Their is no single answer the question of the location of commander in battle, except for the principle that he or she must be in a place to optimally influence the fight. While Tzayad could become an excellent tool during the initial phase of the mission, it cannot replace the “feel” of the battle after first contact is made and rapid changes to the initial plan become inevitable.
Another lesson from the use of Tzayad: Because subordinates learn best by doing, senior leaders should accept the possibility that less experienced subordinates will make mistakes. If subordinate leaders are to grow and develop trust, it is best to let them learn through experience. Good leaders allow space so subordinates can experiment within the bounds of intent-based orders and plans.
Despite the lively controversy over Tzayad's impact on the basics of command, it remains a powerful tool. The C4I Directorate, Ground Forces Command, Israeli air force and navy may have succeeded in at establishing a system that enables a tank commander to designate a target on a computer screen in the tank and transfer the data in real time to headquarters. It could also be sent to a strike aircraft.
The IDF is looking to equip its battalions with compact radars that would be deployed ahead of the main force, searching for enemy forces.
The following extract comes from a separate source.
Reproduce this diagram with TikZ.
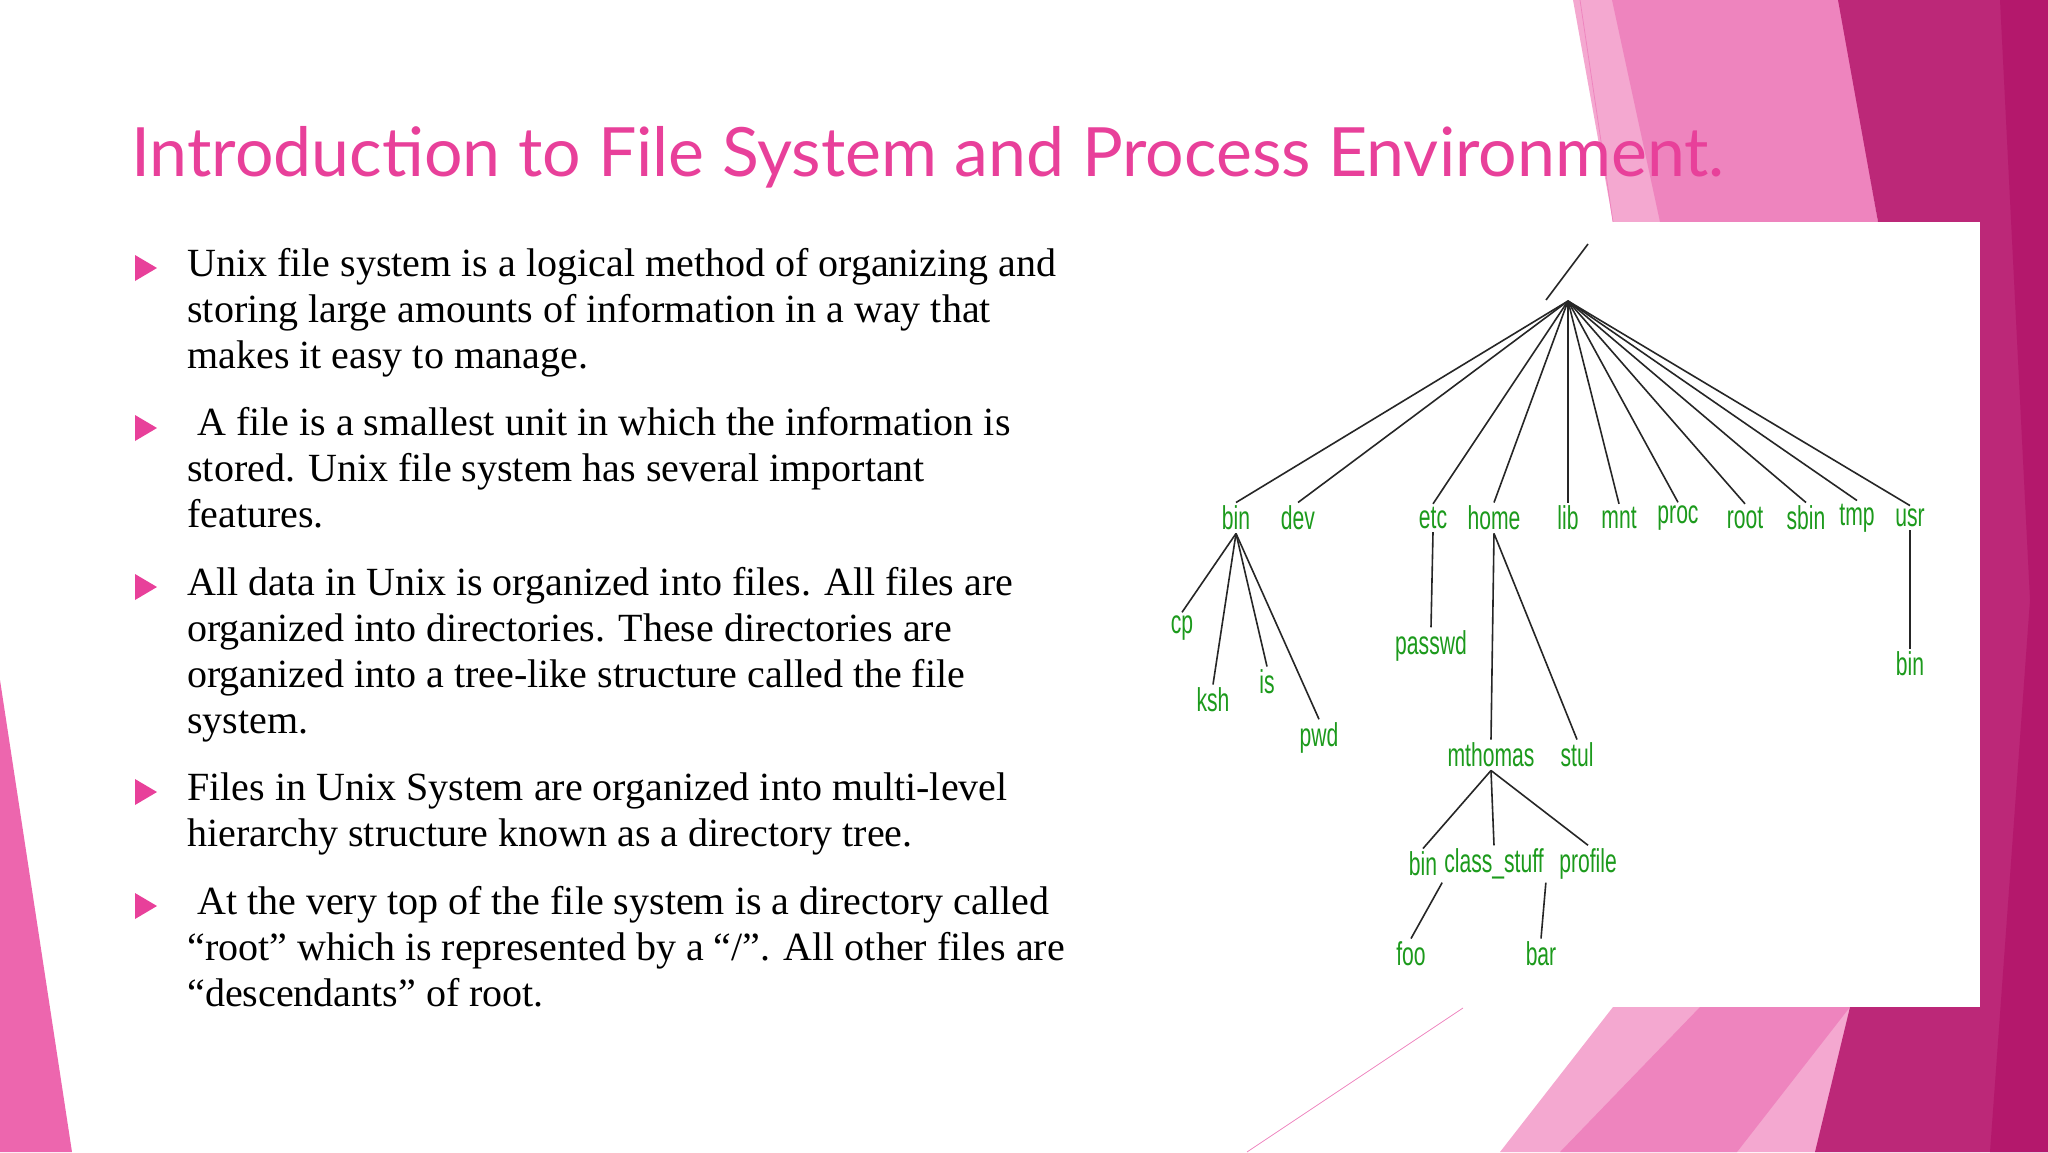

Radar data would be transferred back to the battalion's command post, where commanders could automatically dispatch UAVs to provide live footage of the suspected enemy force.
Digital networking can render long-range precision-fire support to forward units, which was not available before the digital era. The commander located at headquarters, with better situational awareness, can intervene with precision fire within minutes, directed on critical targets appearing on the computer screen, before the frontline commander becomes aware of the threat.